NBA beats NHL in this year’s jock tax championship

June 11, 2014

The Los Angeles Kings fans have their brooms out, hoping to see their team sweep the New York Rangers tonight and skate the Stanley Cup.

NHL Stanley Cup Finals Kings v Rangers via NHL

The Kings players and coaches obviously will be happy if they can wrap up the National Hockey League championship tonight.

Their fans will be ecstatic. It's always a thrill to see your team take a title, even on the visiting team's ice.

But the California and New York tax collectors will be disappointed to see the NHL playoffs end. Both those states collect personal income taxes and they've been raking in extra cash thanks to jock taxes assessed the visiting hockey players.

Meanwhile, on the hardwood there's better tax news for members of the National Basketball Association teams fighting for basketball's professional championship.

Neither Texas, home of the San Antonio Spurs, nor Florida, where the Miami-based Heat play their home games, has a personal income tax.

NBA Championship Series Spurs v Heat via NBA

Tax savings for highly-paid players: The no-state-tax playoffs series is very good news for three of the Heat players who made Forbes magazine's latest ranking of the world's 100 highest paid athletes.

LeBron James is third thanks to $19.3 million in NBA game-related money and endorsements worth $53 million. Teammate Dwyane Wade is 23rd with $29.9 million overall. Chris Bosh's $21.8 million put him 57th on the list.

No Spurs players made the ultra-rich list. The team's highest paid players are stars Tony Parker with $12.5 million in basketball income this season and Tim Duncan with $10.4 million from the team.

Regular season tax bills remain: While the NBA players are getting a state tax pass in this year's championship series, they still had to pay plenty during the regular season.
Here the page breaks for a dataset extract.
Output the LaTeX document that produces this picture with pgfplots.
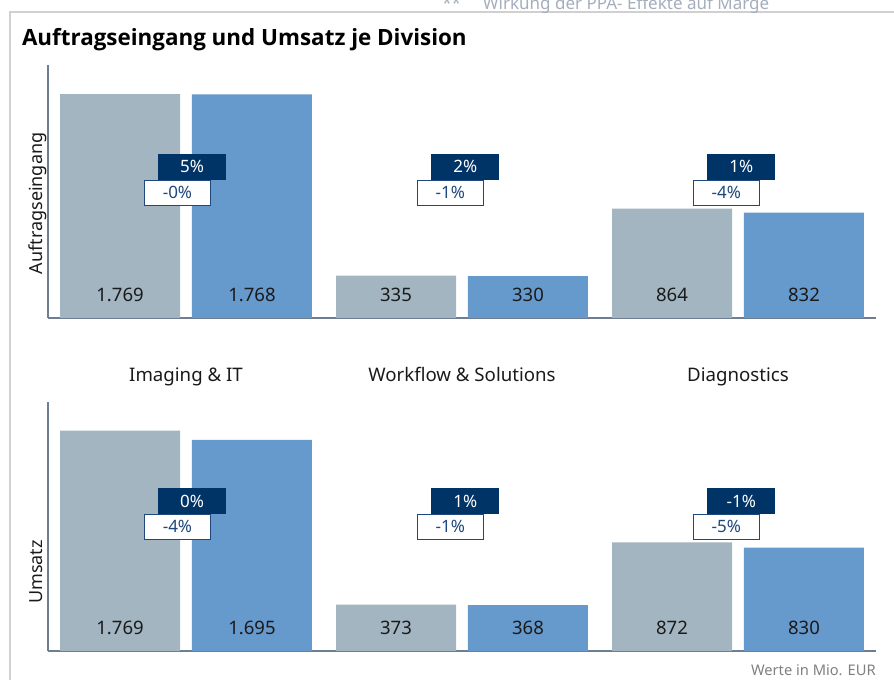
\documentclass[border=0pt]{standalone}
\usepackage{pgfplots}
\pgfplotsset{compat=1.18}
\usepackage{pgfplotstable}
\usepackage{fontspec}
\setmainfont{Noto Sans}
\newfontfamily\titlefont{Open Sans}
\definecolor{barGray}{RGB}{162,181,193}
\definecolor{barBlue}{RGB}{102,153,204}
\definecolor{navy}{RGB}{0,51,102}
\definecolor{navyLine}{RGB}{31,73,125}
\definecolor{axisCol}{RGB}{110,125,145}
\definecolor{frameCol}{RGB}{208,208,208}
\definecolor{txt}{RGB}{26,26,26}
\definecolor{noteCol}{RGB}{128,128,128}
\definecolor{topCol}{RGB}{165,174,189}

\pgfplotstableread{
x prev cur
0 1769 1768
1 335 330
2 864 832
}\dataAE
\pgfplotstableread{
x prev cur
0 1769 1695
1 373 368
2 872 830
}\dataUM

\pgfplotsset{
  panel/.style={
    scale only axis,
    width=621pt,
    xmin=-0.5, xmax=2.5, ymin=0, ymax=2000,
    axis lines*=left,
    axis line style={-, draw=axisCol, line width=0.9pt},
    ytick=\empty,
    major tick length=0pt,
    clip=false,
    /pgf/number format/1000 sep={.},
    /pgf/number format/assume math mode=true,
  },
  prevbar/.style={ybar, bar width=0.435, bar shift=-0.239, fill=barGray, draw=none},
  curbar/.style={ybar, bar width=0.435, bar shift=0.239, fill=barBlue, draw=none},
  vallabel/.style={draw=none, mark=none, nodes near coords, point meta=explicit,
    every node near coord/.append style={anchor=base, font=\fontsize{13.9pt}{16pt}\selectfont, text=txt}},
  darkbadge/.style={draw=none, mark=none, nodes near coords, point meta=explicit symbolic,
    every node near coord/.append style={anchor=center, fill=navy, text=white, inner sep=0pt,
      minimum width=51pt, minimum height=19.5pt, font=\fontsize{12.75pt}{15pt}\selectfont}},
  whitebadge/.style={draw=none, mark=none, nodes near coords, point meta=explicit symbolic,
    every node near coord/.append style={anchor=center, fill=white, draw=navyLine, line width=0.75pt, text=navyLine, inner sep=0pt,
      minimum width=50pt, minimum height=18.75pt, font=\fontsize{12.75pt}{15pt}\selectfont}},
}

\begin{document}
\begin{tikzpicture}
\useasboundingbox (0,0) rectangle (670.5pt,510pt);
% frame
\draw[frameCol, line width=1.1pt] (7pt,501pt) -- (671pt,501pt);
\draw[frameCol, line width=1.1pt] (7.5pt,501pt) -- (7.5pt,-1pt);
% clipped header text
\node[anchor=base west, inner sep=0pt, text=topCol, font=\fontsize{12.75pt}{15pt}\selectfont] at (331.5pt,503.2pt) {**};
\node[anchor=base west, inner sep=0pt, text=topCol, font=\fontsize{12.75pt}{15pt}\selectfont] at (362pt,503.2pt) {Wirkung der PPA- Effekte auf Marge};
% title
\node[anchor=base west, inner sep=0pt, text=black, font=\titlefont\bfseries\fontsize{16.8pt}{19pt}\selectfont] at (16.3pt,475.7pt) {Auftragseingang und Umsatz je Division};

% top panel
\begin{axis}[panel, at={(36pt,271.5pt)}, anchor=south west, height=189.75pt,
  xtick={0,1,2}, xticklabels={Imaging \& IT, Workflow \& Solutions, Diagnostics},
  xticklabel style={anchor=base, yshift=-48pt, text=txt, font=\fontsize{14pt}{16pt}\selectfont}]
\addplot[prevbar] table[x=x, y=prev] {\dataAE};
\addplot[curbar] table[x=x, y=cur] {\dataAE};
\addplot[vallabel] table[x expr=\thisrow{x}-0.239, y expr=128, meta=prev] {\dataAE};
\addplot[vallabel] table[x expr=\thisrow{x}+0.239, y expr=128, meta=cur] {\dataAE};
\addplot[darkbadge] coordinates {(0.022,1195) [5\%] (1.012,1195) [2\%] (2.012,1195) [1\%]};
\addplot[whitebadge] coordinates {(-0.031,990) [-0\%] (0.958,990) [-1\%] (1.958,990) [-4\%]};
\end{axis}

% bottom panel
\begin{axis}[panel, at={(36pt,21.75pt)}, anchor=south west, height=186.75pt, xtick=\empty]
\addplot[prevbar] table[x=x, y=prev] {\dataUM};
\addplot[curbar] table[x=x, y=cur] {\dataUM};
\addplot[vallabel] table[x expr=\thisrow{x}-0.239, y expr=135, meta=prev] {\dataUM};
\addplot[vallabel] table[x expr=\thisrow{x}+0.239, y expr=135, meta=cur] {\dataUM};
\addplot[darkbadge] coordinates {(0.022,1205) [0\%] (1.012,1205) [1\%] (2.012,1205) [-1\%]};
\addplot[whitebadge] coordinates {(-0.031,997) [-4\%] (0.958,997) [-1\%] (1.958,997) [-5\%]};
\end{axis}

% y labels
\node[rotate=90, text=txt, font=\fontsize{13.5pt}{16pt}\selectfont] at (28.5pt,357.4pt) {Auftragseingang};
\node[rotate=90, text=txt, font=\fontsize{13.5pt}{16pt}\selectfont] at (27pt,81pt) {Umsatz};
% note
\node[anchor=base east, inner sep=0pt, text=noteCol, font=\fontsize{11pt}{13pt}\selectfont] at (657pt,3pt) {Werte in Mio. EUR};
\end{tikzpicture}
\end{document}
Bloomberg Businessweek recently looked at jock taxes — those levies assessed by 21 states and eight cities on visiting players, coaches, trainers, and others who accompany the team — and found that California collected $163.8 million in 2011 from resident and nonresident professional athletes for Major League Baseball, the NBA, NHL, National Football League, Women's NBA, golf, tennis, and soccer.

About $151 million of that came from the top four sports, according to the California Franchise Tax Board.

Illegal jock tax? Sometimes, though, the tax collector goes too far. That's the assessment of two former NFL players who are suing Cleveland, home of the woebegone Browns, Cavaliers and Indians, for what they contend were illegally collected jock taxes.

The overreaching, argue former Chicago Bears linebacker Hunter Hillenmeyer and former Indianapolis Colts center Jeff Saturday, came because the Ohio city taxes all athletes on a visiting team for every game, even players who are hurt or don't attend the game.

The sums of Cleveland jock taxes that the two former NFL players wants refunded are relatively minuscule, $5,062 for Hillenmeyer and $3,294 for Saturday.

But it's not the money that matters, they told Bloomberg Businessweek, it's the principle. No one, regardless of his or her line of work, should have to pay Cleveland's tax when they haven't provided any taxable services in the city.

Obviously Cleveland officials disagree. In court filings, city officials argue that the games-played formula it uses is fair, precise and legal because athletes are paid to perform in all games.

The case is pending before the Ohio Supreme Court. I'm rooting for the football players.